Vincent Shen: Yeah, but keeping in mind what you guys said in terms of the market being really crowded, I will not deny that, especially in the athleisure segment, within, we'll call it sporting apparel overall, definitely getting very crowded. I understand that. But Lululemon's footprint is still quite small -- 350 stores. And mostly concentrated in the U.S. at that. You mentioned men's growth as being a big driver for them, but also international growth is a big driver for them. So I think that's very ambitious on their part. But at the same time, there's also some longer-term trends in terms of demographics that are benefiting them as well.
Morgan Stanley, again, had this report talking about sporting retail, about the fact that in North America, for example, high school sports participation is up from 25% to 35% over the past 35 years, especially with girls, which benefits Lululemon.
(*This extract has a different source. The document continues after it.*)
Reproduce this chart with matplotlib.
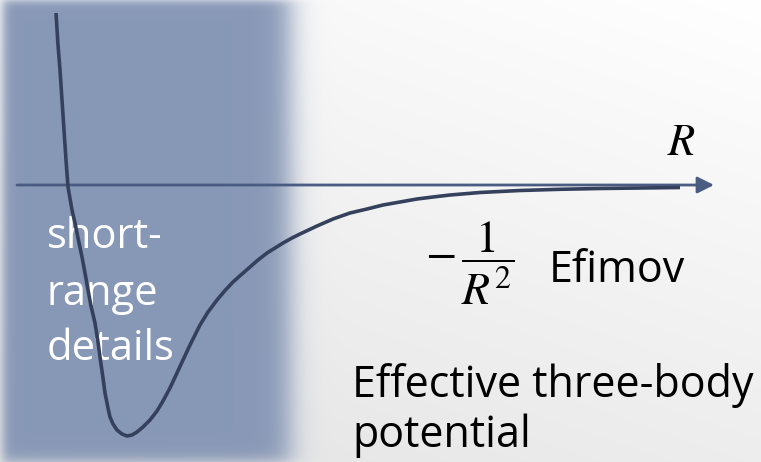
import numpy as np
import matplotlib.pyplot as plt

plt.rcParams['mathtext.fontset'] = 'stix'

# three-body potential: R along the axis, V measured up from the axis
R = [56, 58, 60, 62, 64, 66, 68, 72, 75, 78, 82, 85, 88, 91, 95, 98, 100,
     103, 105, 108, 110, 113, 117, 122, 127, 132, 137, 143, 150, 157, 163,
     170, 177, 183, 190, 200, 208, 217, 225, 233, 242, 250, 258, 267, 275,
     283, 292, 300, 317, 333, 350, 367, 383, 400, 417, 433, 450, 480, 520,
     560, 600, 640, 680]
V = [172, 140, 115, 85, 55, 25, -2, -25, -38, -53, -72, -88, -105, -121,
     -138, -157, -172, -193, -208, -223, -232, -239, -245, -249, -251, -250,
     -247, -242, -235, -226, -216, -203, -188, -175, -160, -140, -127, -115,
     -105.5, -97, -89, -82, -75, -68, -63, -58, -53, -49, -41, -34, -28, -24,
     -20, -17, -14, -12, -10, -7.5, -5.5, -4.3, -3.5, -3, -2.5]

W, H = 761, 462
y_axis = 185  # pixel row of the R axis

fig = plt.figure(figsize=(W / 100, H / 100), dpi=100)
ax = fig.add_axes([0, 0, 1, 1])
ax.set_xlim(0, W)
ax.set_ylim(y_axis - H, y_axis)
ax.axis('off')

# background: white at the top right fading to light grey
px, py = np.meshgrid(np.arange(W) + 0.5, np.arange(H) + 0.5)
grey = 1 - 0.07 * (py / H) - 0.04 * (1 - px / W)
bg = np.dstack([grey, grey, grey])

# soft-edged shaded band for the short-range region
def step(t, c, w):
    return 0.5 * (1 + np.tanh((t - c) / w))

alpha = (step(px, 3, 6) * (1 - step(px, 290, 16))
         * step(py, 0, 5) * (1 - step(py, 462, 8)))
band = np.array([0.533, 0.596, 0.714])
img = bg * (1 - alpha[..., None]) + band * alpha[..., None]
ax.imshow(img, extent=[0, W, y_axis - H, y_axis], origin='upper',
          aspect='auto', zorder=0, interpolation='bilinear')

# R axis with arrow head
ax.annotate('', xy=(714, 0), xytext=(17, 0),
            arrowprops=dict(arrowstyle='-|>,head_length=0.4,head_width=0.2',
                            mutation_scale=25, color='#4a5c82', lw=2,
                            shrinkA=0, shrinkB=0), zorder=2)

ax.plot(R, V, color='#35415c', lw=2.6, solid_capstyle='butt',
        solid_joinstyle='round', zorder=3)

font = 'Open Sans'
for txt, yb in [('short-', 248), ('range', 305), ('details', 360)]:
    ax.text(47, y_axis - yb, txt, color='white', fontsize=30, family=font,
            va='baseline', ha='left', zorder=1)

ax.text(667, y_axis - 155, r'$R$', fontsize=32, va='baseline', ha='left',
        zorder=4)
ax.text(470, y_axis - 263, r'$-\,\dfrac{1}{R^2}$', fontsize=33,
        va='center', ha='center', zorder=4)
ax.text(549, y_axis - 282, 'Efimov', fontsize=31, family=font,
        va='baseline', ha='left', zorder=4)
ax.text(352, y_axis - 397, 'Effective three-body', fontsize=31, family=font,
        va='baseline', ha='left', zorder=4)
ax.text(352, y_axis - 447, 'potential', fontsize=31, family=font,
        va='baseline', ha='left', zorder=4)

fig.savefig('out.png', dpi=100)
Participation doubled from 17% to 32% over the same period. Then, keep in mind the fact that U.S. professional sports leagues, their studies say that interest in their product, their sports, is very much tied to the fact that the consumers participated when they were younger. That doubles up as it goes through time.
Latin America, super-low penetration. Does that benefit an Under Armour more so? Probably, because the premium prices aren't going to work as well in some of these emerging markets. But, overall, I think that, with China, for example, another big growth area for both of these companies, and the fact that the government there is actually pushing its citizens into healthier lifestyles, to be active, because they basically want a next generation of highly competitive athletes to participate --
O'Reilly: Are they actually telling them to work out?
Shen: They're very much pushing them.
O'Reilly: That's scary. [laughs] Big Brother is telling you to work out. [laughs]
Shen: I don't think that's the worst thing in the world.
Shen: So that's a nice push to have. Basically, think about basketball. The number of people who play basketball in China is absurd per day; it's hundreds of millions. So when you have a market that size, I see the competition, of course, just being the fact that the market is so strong that people want to get into this business.